The drawback of the data likelihood is that \(p(\mathcal{D}|\theta)\) is always larger for more complex models due to overfitting. In Bayesian evidence, if a model \(m_{1}\) is very complex, then \(m_{1}\) can generate many possible data sets. As a result, it is unlikely to generate the particular data set \(\mathcal{D}\) at random. If the model \(m_{2}\) is too simple, the likelihood will be small, suggesting that it is unlikely to be a good fit. So, roughly speaking, Bayesian evidence has a regularization in itself allowing us to choose the model which is just right.

Laplace Approximation

One drawback of considering Bayesian evidence is that it is difficult to evaluate \(p(\mathcal{D}|m)=\int_{\Theta_{m}}p(\mathcal{D},\theta_{m}|m)\, d\theta_{m}\). Laplace approximation is a way to approximate \(p(\mathcal{D}|m)\) by observing that as data size \(N\) grows relative to the parameter count \(d\), \(\theta_{m}\) becomes more concentrated around the posterior mode \(\theta_{m}^{*}\). The idea here is to approximate \(\log p(\mathcal{D},\theta_{m}|m)\) to the second-order around \(\theta_{m}^{*}\) by Taylor expansion. \[\begin{align*} & \int p(\mathcal{D},\theta_{m}|m)\, d\theta_{m}\\ & =\int\exp\log p(\mathcal{D},\theta_{m}|m)\, d\theta_{m}\\ & \approx\int p(\mathcal{D},\theta_{m}^{*}|m)\exp\left(\overbrace{\nabla\log p(\mathcal{D},\theta_{m}^{*}|m)}^{=0\text{ (}\theta_{m}^{*}\text{ is at the mode)}}(\theta_{m}-\theta_{m}^{*})+\frac{1}{2}(\theta_{m}-\theta_{m}^{*})^{\top}\overbrace{\nabla^{2}\log(\mathcal{D},\theta_{m}^{*}|m)}^{=-A}(\theta_{m}-\theta_{m}^{*})\right)\, d\theta_{m}\\ & =p(\mathcal{D},\theta_{m}^{*}|m)\int\exp\left(\frac{1}{2}(\theta_{m}-\theta_{m}^{*})^{\top}\overbrace{\nabla^{2}\log(\mathcal{D},\theta_{m}^{*}|m)}^{=-A}(\theta_{m}-\theta_{m}^{*})\right)\, d\theta_{m}\\ & =p(\mathcal{D}|\theta_{m}^{*},m)p(\theta_{m}^{*}|m)(2\pi)^{d/2}|A|^{-1/2} \end{align*}\] where we let \(A:=-\nabla^{2}\log(\mathcal{D},\theta_{m}^{*}|m)\), the negavie Hessian evaluated at \(\theta_{m}^{*}\) which is negative definite. Notice that the integral evaluation in the last line is the same as in a multivariate normal distribution. So we end up having the normalization factor \((2\pi)^{d/2}|A|^{-1/2}\). As can be seen, the integral \(\int p(\mathcal{D},\theta_{m}|m)\, d\theta_{m}\) in the end turns out to be a point evaluation at \(\theta_{m}^{*}\). The difficult component to evalute in this case may be the negative Hessian \(A\).

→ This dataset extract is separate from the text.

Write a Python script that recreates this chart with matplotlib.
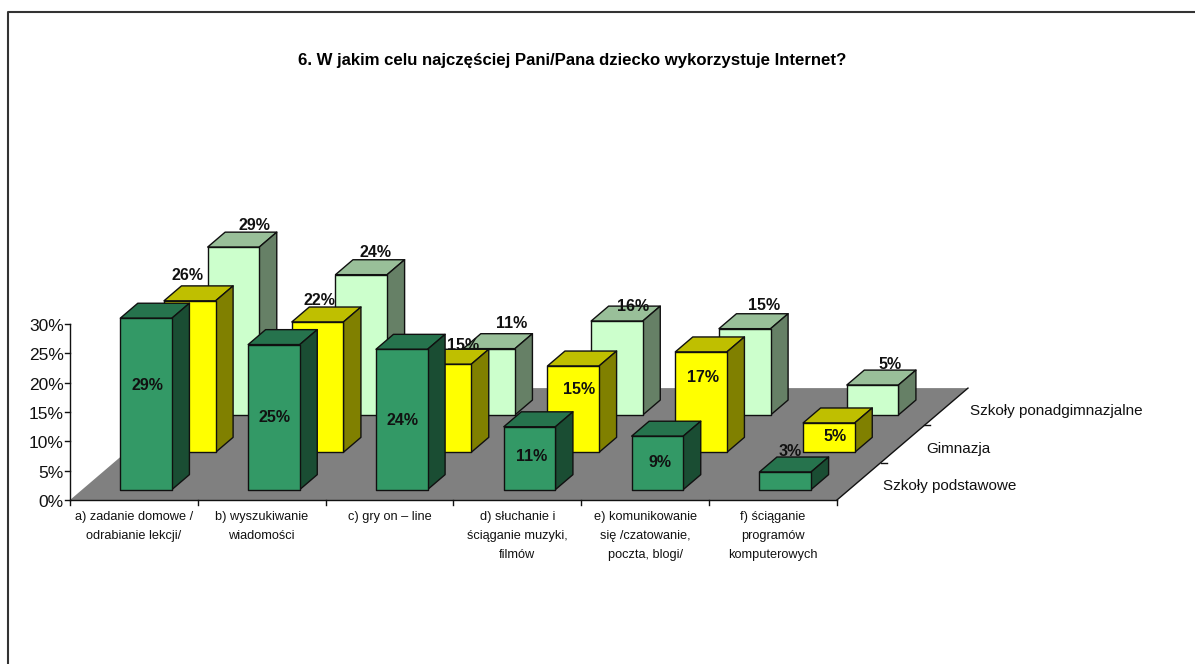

Bayesian Information Criterion (BIC)

BIC simplifies the Laplace approximation even further by assuming that the sample size \(N\rightarrow\infty\). Since \(\log p(\mathcal{D}|\theta_{m}^{*},m)\) grows with \(N\) (i.e., we have \(\log p(\mathbf{x}^{(n)}|\theta_{m}^{*},m)\) for each \(n^{th}\)example), when \(N\) is large, the term will dominate the rest. Hence, we can drop the terms which do not depend on \(N\). \[\begin{align*} \log p(\mathcal{D}|m) & \approx\log p(\mathcal{D}|\theta_{m}^{*},m)+\overbrace{\log p(\theta_{m}^{*}|m)}^{\text{independent of }N}+\log(2\pi)^{d/2}+\log|A|^{-1/2} \end{align*}\] Note that the matrix \(A\) grows as \(NA_{0}\) for some constant matrix \(A_{0}\). So \(\log|A|^{-1/2}\approx\log|NA_{0}|^{-1/2}=-\frac{d}{2}\log N+\log|A_{0}|^{-1/2}\). By dropping all terms which are independent of \(N\), we have \[\begin{align*} \log p(\mathcal{D}|m) & \approx\log p(\mathcal{D}|\theta_{m}^{*},m)-\frac{d}{2}\log N. \end{align*}\] The final BIC equation is just the usual likelihood under the parameter \(\theta_{m}^{*}\) subtracted by a multiple of the number of parameters \(d\). Intuitively the higher \(d\) (the more complex the model), the likelihood term will be higher. However, the second term will penalize that complexity. BIC is easy to compute and does not depend on any prior.